> Exercise: Print nothing but the lines from the start of the listing below through the line that contains "b2 = ax.bar(x". Do not include the pictures.

> Collected material:
-- Start --
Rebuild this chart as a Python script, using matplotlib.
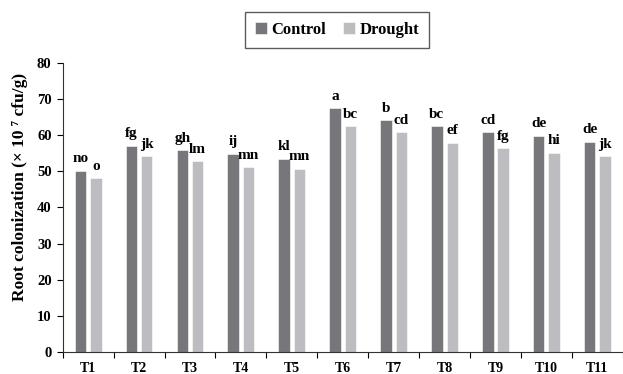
import matplotlib
matplotlib.use("Agg")
import matplotlib.pyplot as plt
import numpy as np

categories = ["T1", "T2", "T3", "T4", "T5", "T6", "T7", "T8", "T9", "T10", "T11"]
control = [50.1, 57.1, 55.8, 54.8, 53.4, 67.4, 64.1, 62.4, 60.8, 59.8, 58.1]
drought = [48.1, 54.1, 52.8, 51.1, 50.7, 62.4, 60.8, 57.8, 56.4, 55.1, 54.1]
control_letters = ["no", "fg", "gh", "ij", "kl", "a", "b", "bc", "cd", "de", "de"]
drought_letters = ["o", "jk", "lm", "mn", "mn", "bc", "cd", "ef", "fg", "hi", "jk"]
series_names = ["Control", "Drought"]
yticks = [0, 10, 20, 30, 40, 50, 60, 70, 80]

FONT = ["Liberation Serif", "DejaVu Serif"]
plt.rcParams["font.family"] = FONT
plt.rcParams["font.weight"] = "bold"

fig = plt.figure(figsize=(6.23, 3.74), dpi=100)
ax = fig.add_axes([0.1006, 0.058, 0.899, 0.7744])

x = np.arange(len(categories))
w = 0.225
off = 0.151
c_col = "#77777b"
d_col = "#bdbdc1"
b1 = ax.bar(x - off, control, w, color=c_col, edgecolor="white", linewidth=0.4, label=series_names[0])
b2 = ax.bar(x + off, drought, w, color=d_col, edgecolor="white", linewidth=0.4, label=series_names[1])

for xi, v, t in zip(x, control, control_letters):
    ax.annotate(t, (xi - off, v), xytext=(0, 4), textcoords="offset points",
                ha="center", va="bottom", fontsize=11, fontweight="bold")
for xi, v, t in zip(x, drought, drought_letters):
    ax.annotate(t, (xi + off, v), xytext=(0, 4), textcoords="offset points",
                ha="center", va="bottom", fontsize=11, fontweight="bold")

ax.set_xlim(-0.5, len(categories) - 0.5)
ax.set_ylim(0, 80)
ax.set_yticks(yticks)
ax.set_yticklabels([str(t) for t in yticks], fontsize=10.5, fontweight="bold")
ax.set_xticks(x)
ax.set_xticklabels(categories, fontsize=10, fontweight="bold")
ax.set_xticks(np.arange(len(categories) + 1) - 0.5, minor=True)
ax.tick_params(axis="x", which="major", length=0, pad=7)
ax.tick_params(axis="x", which="minor", length=4, width=0.8, direction="out")
ax.tick_params(axis="y", length=4, width=0.8, direction="out", pad=4)

for s in ["top", "right"]:
    ax.spines[s].set_visible(False)
for s in ["left", "bottom"]:
    ax.spines[s].set_linewidth(0.8)
    ax.spines[s].set_color("#333333")

fig.text(0.032, 0.5, "Root colonization (× 10 ⁷ cfu/g)", rotation=90,
         ha="center", va="center", fontsize=12.5, fontweight="bold")

leg = fig.legend(handles=[b1, b2], loc="center", bbox_to_anchor=(0.541, 0.92),
                 ncol=2, frameon=True, fancybox=False,
                 prop={"weight": "bold", "size": 12, "family": FONT},
                 handlelength=0.7, handleheight=0.7, handletextpad=0.3,
                 columnspacing=1.0, borderpad=0.6)
leg.get_frame().set_edgecolor("#333333")
leg.get_frame().set_linewidth(1.0)

fig.savefig("out.png", dpi=100)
-- End --
> Solution to this problem:
Rebuild this chart as a Python script, using matplotlib.
import matplotlib
matplotlib.use("Agg")
import matplotlib.pyplot as plt
import numpy as np

categories = ["T1", "T2", "T3", "T4", "T5", "T6", "T7", "T8", "T9", "T10", "T11"]
control = [50.1, 57.1, 55.8, 54.8, 53.4, 67.4, 64.1, 62.4, 60.8, 59.8, 58.1]
drought = [48.1, 54.1, 52.8, 51.1, 50.7, 62.4, 60.8, 57.8, 56.4, 55.1, 54.1]
control_letters = ["no", "fg", "gh", "ij", "kl", "a", "b", "bc", "cd", "de", "de"]
drought_letters = ["o", "jk", "lm", "mn", "mn", "bc", "cd", "ef", "fg", "hi", "jk"]
series_names = ["Control", "Drought"]
yticks = [0, 10, 20, 30, 40, 50, 60, 70, 80]

FONT = ["Liberation Serif", "DejaVu Serif"]
plt.rcParams["font.family"] = FONT
plt.rcParams["font.weight"] = "bold"

fig = plt.figure(figsize=(6.23, 3.74), dpi=100)
ax = fig.add_axes([0.1006, 0.058, 0.899, 0.7744])

x = np.arange(len(categories))
w = 0.225
off = 0.151
c_col = "#77777b"
d_col = "#bdbdc1"
b1 = ax.bar(x - off, control, w, color=c_col, edgecolor="white", linewidth=0.4, label=series_names[0])
b2 = ax.bar(x + off, drought, w, color=d_col, edgecolor="white", linewidth=0.4, label=series_names[1])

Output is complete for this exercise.